▸ Instruction:
Copy exactly the lines from the one containing "Clone this chart in seaborn and matplotlib." to the one containing "from matplotlib.ticker import MultipleLocator", both lines included, and nothing else.

▸ Extracted information:
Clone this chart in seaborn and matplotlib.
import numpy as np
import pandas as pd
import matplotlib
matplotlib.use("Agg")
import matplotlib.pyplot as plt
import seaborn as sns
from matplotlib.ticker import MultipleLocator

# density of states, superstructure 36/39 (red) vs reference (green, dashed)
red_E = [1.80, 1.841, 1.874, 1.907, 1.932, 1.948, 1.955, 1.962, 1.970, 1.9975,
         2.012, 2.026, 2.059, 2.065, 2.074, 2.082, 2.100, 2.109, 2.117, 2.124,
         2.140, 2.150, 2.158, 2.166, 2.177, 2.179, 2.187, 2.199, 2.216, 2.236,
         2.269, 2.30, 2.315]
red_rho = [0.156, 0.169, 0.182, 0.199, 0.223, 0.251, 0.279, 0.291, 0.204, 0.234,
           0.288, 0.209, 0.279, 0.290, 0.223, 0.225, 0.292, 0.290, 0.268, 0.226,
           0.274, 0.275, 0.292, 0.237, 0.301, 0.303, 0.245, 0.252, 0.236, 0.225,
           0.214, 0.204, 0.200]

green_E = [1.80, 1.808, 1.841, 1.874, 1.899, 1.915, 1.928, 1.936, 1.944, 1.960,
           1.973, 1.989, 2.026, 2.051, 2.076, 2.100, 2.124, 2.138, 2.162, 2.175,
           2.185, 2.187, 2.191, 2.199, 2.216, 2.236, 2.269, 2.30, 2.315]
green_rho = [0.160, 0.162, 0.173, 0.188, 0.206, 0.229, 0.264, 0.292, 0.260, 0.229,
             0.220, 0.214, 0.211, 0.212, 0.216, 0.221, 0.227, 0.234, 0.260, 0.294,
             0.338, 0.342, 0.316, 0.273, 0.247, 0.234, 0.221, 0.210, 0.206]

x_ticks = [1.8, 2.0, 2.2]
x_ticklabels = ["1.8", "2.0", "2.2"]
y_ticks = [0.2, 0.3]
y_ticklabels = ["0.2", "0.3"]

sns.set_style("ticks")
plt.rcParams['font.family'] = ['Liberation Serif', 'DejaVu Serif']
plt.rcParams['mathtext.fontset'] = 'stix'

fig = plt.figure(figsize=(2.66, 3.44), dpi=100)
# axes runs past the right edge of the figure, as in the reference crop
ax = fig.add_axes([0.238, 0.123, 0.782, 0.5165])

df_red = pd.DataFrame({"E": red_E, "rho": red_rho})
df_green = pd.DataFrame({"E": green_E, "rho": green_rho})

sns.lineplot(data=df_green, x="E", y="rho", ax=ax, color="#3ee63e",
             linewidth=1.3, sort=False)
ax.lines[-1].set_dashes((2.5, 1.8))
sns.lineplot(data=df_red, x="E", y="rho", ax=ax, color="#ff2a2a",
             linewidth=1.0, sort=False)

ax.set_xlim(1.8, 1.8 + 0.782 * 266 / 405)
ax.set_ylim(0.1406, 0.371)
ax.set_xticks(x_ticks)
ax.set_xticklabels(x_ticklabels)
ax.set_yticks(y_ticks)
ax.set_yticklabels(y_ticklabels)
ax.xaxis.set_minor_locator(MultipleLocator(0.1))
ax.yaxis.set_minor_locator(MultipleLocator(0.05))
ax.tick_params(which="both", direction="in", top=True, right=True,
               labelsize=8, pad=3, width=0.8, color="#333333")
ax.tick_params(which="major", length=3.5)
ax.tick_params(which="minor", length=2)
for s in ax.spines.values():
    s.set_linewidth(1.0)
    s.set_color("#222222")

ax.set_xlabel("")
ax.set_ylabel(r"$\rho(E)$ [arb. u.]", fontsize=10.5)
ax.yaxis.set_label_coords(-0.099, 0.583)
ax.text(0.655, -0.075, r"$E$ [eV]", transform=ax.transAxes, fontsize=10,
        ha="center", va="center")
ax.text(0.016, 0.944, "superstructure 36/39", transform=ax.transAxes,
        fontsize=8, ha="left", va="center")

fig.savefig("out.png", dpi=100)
--
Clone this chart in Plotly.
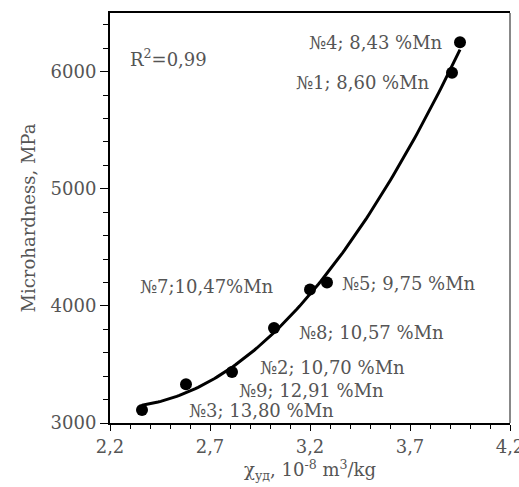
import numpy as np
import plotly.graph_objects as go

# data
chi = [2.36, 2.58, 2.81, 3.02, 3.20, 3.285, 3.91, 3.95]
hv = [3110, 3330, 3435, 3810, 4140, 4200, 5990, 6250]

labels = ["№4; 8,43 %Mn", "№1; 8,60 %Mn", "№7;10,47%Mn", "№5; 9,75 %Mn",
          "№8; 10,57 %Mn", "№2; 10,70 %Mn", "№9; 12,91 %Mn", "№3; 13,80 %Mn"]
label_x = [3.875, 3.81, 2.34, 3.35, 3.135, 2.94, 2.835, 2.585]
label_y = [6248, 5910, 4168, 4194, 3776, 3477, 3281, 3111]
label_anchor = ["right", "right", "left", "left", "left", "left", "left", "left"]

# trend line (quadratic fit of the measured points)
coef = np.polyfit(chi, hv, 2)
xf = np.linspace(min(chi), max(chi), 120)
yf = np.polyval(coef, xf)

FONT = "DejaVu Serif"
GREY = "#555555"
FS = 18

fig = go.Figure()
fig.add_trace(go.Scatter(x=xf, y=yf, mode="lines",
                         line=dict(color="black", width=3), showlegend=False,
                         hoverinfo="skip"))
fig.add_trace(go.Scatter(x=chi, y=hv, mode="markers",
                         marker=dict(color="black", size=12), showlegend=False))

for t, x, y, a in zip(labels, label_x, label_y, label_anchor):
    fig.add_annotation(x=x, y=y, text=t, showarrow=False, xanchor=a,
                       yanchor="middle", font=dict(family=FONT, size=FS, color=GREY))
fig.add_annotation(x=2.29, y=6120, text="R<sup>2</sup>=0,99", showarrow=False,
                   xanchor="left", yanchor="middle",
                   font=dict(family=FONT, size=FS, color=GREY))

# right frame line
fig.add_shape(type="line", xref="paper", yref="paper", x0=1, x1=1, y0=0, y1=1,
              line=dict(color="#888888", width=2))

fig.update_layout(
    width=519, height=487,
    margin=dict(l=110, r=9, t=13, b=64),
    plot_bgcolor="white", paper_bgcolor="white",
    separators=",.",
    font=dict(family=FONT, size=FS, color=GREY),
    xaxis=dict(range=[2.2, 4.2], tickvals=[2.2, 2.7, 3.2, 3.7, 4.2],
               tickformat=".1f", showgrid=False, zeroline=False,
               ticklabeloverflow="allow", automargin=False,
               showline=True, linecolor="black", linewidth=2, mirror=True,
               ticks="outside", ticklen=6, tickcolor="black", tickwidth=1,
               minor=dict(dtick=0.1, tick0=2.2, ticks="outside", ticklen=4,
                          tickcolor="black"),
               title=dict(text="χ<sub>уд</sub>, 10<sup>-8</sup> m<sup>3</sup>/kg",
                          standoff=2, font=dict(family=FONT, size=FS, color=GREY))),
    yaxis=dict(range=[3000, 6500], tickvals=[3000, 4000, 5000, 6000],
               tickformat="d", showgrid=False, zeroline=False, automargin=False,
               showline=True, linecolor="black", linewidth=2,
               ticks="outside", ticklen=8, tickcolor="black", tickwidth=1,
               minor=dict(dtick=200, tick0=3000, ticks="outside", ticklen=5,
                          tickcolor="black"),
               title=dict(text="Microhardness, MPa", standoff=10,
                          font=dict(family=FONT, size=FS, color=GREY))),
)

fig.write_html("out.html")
---
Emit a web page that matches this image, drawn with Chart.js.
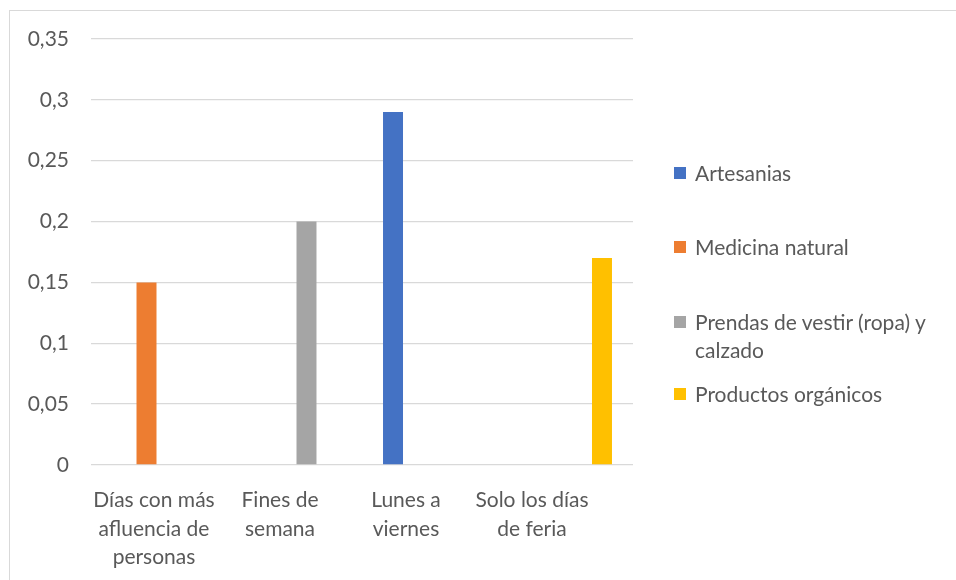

▸ Task answer:
Clone this chart in seaborn and matplotlib.
import numpy as np
import pandas as pd
import matplotlib
matplotlib.use("Agg")
import matplotlib.pyplot as plt
import seaborn as sns
from matplotlib.ticker import MultipleLocator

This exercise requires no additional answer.